#### Source material:
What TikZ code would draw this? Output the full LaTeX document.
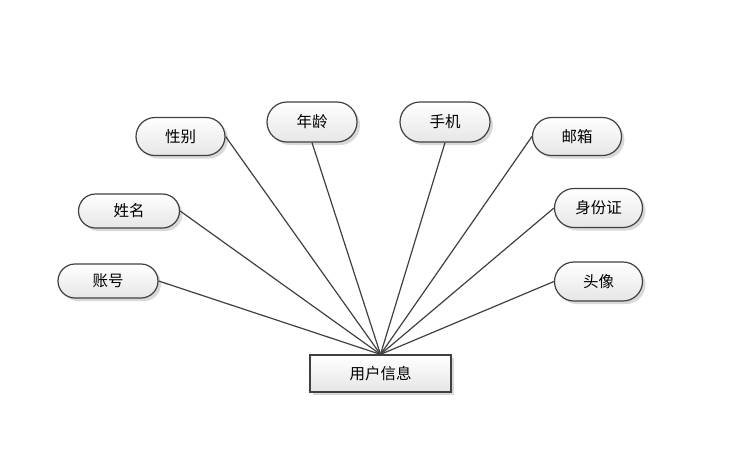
\documentclass[tikz,border=0pt]{standalone}
\usepackage{fontspec}
\setmainfont{Noto Sans CJK SC}
\usetikzlibrary{shadows,shapes.misc}
\definecolor{edgegray}{HTML}{404040}
\definecolor{fillbot}{HTML}{E6E6E6}
\tikzset{
  attr/.style={rounded rectangle, draw=edgegray, line width=1.2pt,
    top color=white, bottom color=fillbot, minimum width=#1, minimum height=38pt,
    inner sep=0pt, font=\fontsize{15.5}{17}\selectfont,
    drop shadow={opacity=0.3, shadow xshift=3pt, shadow yshift=-3pt}},
  attr/.default=89pt,
  entity/.style={rectangle, draw=edgegray, line width=1.2pt,
    top color=white, bottom color=fillbot, minimum width=141pt, minimum height=37pt,
    inner sep=0pt, font=\fontsize{15.5}{17}\selectfont,
    drop shadow={opacity=0.3, shadow xshift=3pt, shadow yshift=-3pt}},
  link/.style={draw=edgegray, line width=1.2pt}
}
\begin{document}
\begin{tikzpicture}[x=1pt,y=-1pt]
\useasboundingbox (0,0) rectangle (743,451);
\node[entity] (user) at (380.5,373.5) {用户信息};
\node[attr=100pt, minimum height=34pt] (zh) at (108,281) {账号};
\node[attr=101pt, minimum height=34pt] (xm) at (129,211) {姓名};
\node[attr] (xb) at (180.5,136.5) {性别};
\node[attr=90pt, minimum height=40pt] (nl) at (312,122) {年龄};
\node[attr=90pt, minimum height=40pt] (sj) at (445,122) {手机};
\node[attr] (yx) at (577,136.5) {邮箱};
\node[attr=88pt, minimum height=39pt] (sfz) at (598.5,208) {身份证};
\node[attr=88pt, minimum height=39pt] (tx) at (598.5,281.5) {头像};
\draw[link] (zh.east) -- (user.north);
\draw[link] (xm.east) -- (user.north);
\draw[link] (xb.east) -- (user.north);
\draw[link] (nl.south) -- (user.north);
\draw[link] (sj.south) -- (user.north);
\draw[link] (yx.west) -- (user.north);
\draw[link] (sfz.west) -- (user.north);
\draw[link] (tx.west) -- (user.north);
\end{tikzpicture}
\end{document}
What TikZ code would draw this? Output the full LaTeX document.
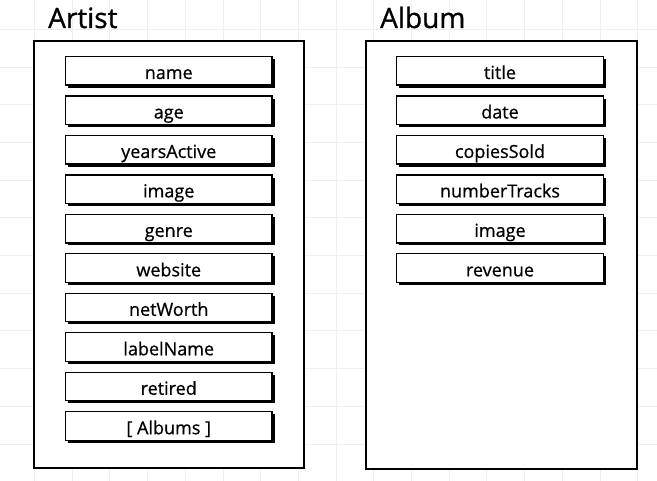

#### Work to do:
Repeat the entries exactly. Pictures are excluded from the copy.

#### Task result:
What TikZ code would draw this? Output the full LaTeX document.
\documentclass[tikz,border=0pt]{standalone}
\usepackage{fontspec}
\setmainfont{Noto Sans CJK SC}
\usetikzlibrary{shadows,shapes.misc}
\definecolor{edgegray}{HTML}{404040}
\definecolor{fillbot}{HTML}{E6E6E6}
\tikzset{
  attr/.style={rounded rectangle, draw=edgegray, line width=1.2pt,
    top color=white, bottom color=fillbot, minimum width=#1, minimum height=38pt,
    inner sep=0pt, font=\fontsize{15.5}{17}\selectfont,
    drop shadow={opacity=0.3, shadow xshift=3pt, shadow yshift=-3pt}},
  attr/.default=89pt,
  entity/.style={rectangle, draw=edgegray, line width=1.2pt,
    top color=white, bottom color=fillbot, minimum width=141pt, minimum height=37pt,
    inner sep=0pt, font=\fontsize{15.5}{17}\selectfont,
    drop shadow={opacity=0.3, shadow xshift=3pt, shadow yshift=-3pt}},
  link/.style={draw=edgegray, line width=1.2pt}
}
\begin{document}
\begin{tikzpicture}[x=1pt,y=-1pt]
\useasboundingbox (0,0) rectangle (743,451);
\node[entity] (user) at (380.5,373.5) {用户信息};
\node[attr=100pt, minimum height=34pt] (zh) at (108,281) {账号};
\node[attr=101pt, minimum height=34pt] (xm) at (129,211) {姓名};
\node[attr] (xb) at (180.5,136.5) {性别};
\node[attr=90pt, minimum height=40pt] (nl) at (312,122) {年龄};
\node[attr=90pt, minimum height=40pt] (sj) at (445,122) {手机};
\node[attr] (yx) at (577,136.5) {邮箱};
\node[attr=88pt, minimum height=39pt] (sfz) at (598.5,208) {身份证};
\node[attr=88pt, minimum height=39pt] (tx) at (598.5,281.5) {头像};
\draw[link] (zh.east) -- (user.north);
\draw[link] (xm.east) -- (user.north);
\draw[link] (xb.east) -- (user.north);
\draw[link] (nl.south) -- (user.north);
\draw[link] (sj.south) -- (user.north);
\draw[link] (yx.west) -- (user.north);
\draw[link] (sfz.west) -- (user.north);
\draw[link] (tx.west) -- (user.north);
\end{tikzpicture}
\end{document}
What TikZ code would draw this? Output the full LaTeX document.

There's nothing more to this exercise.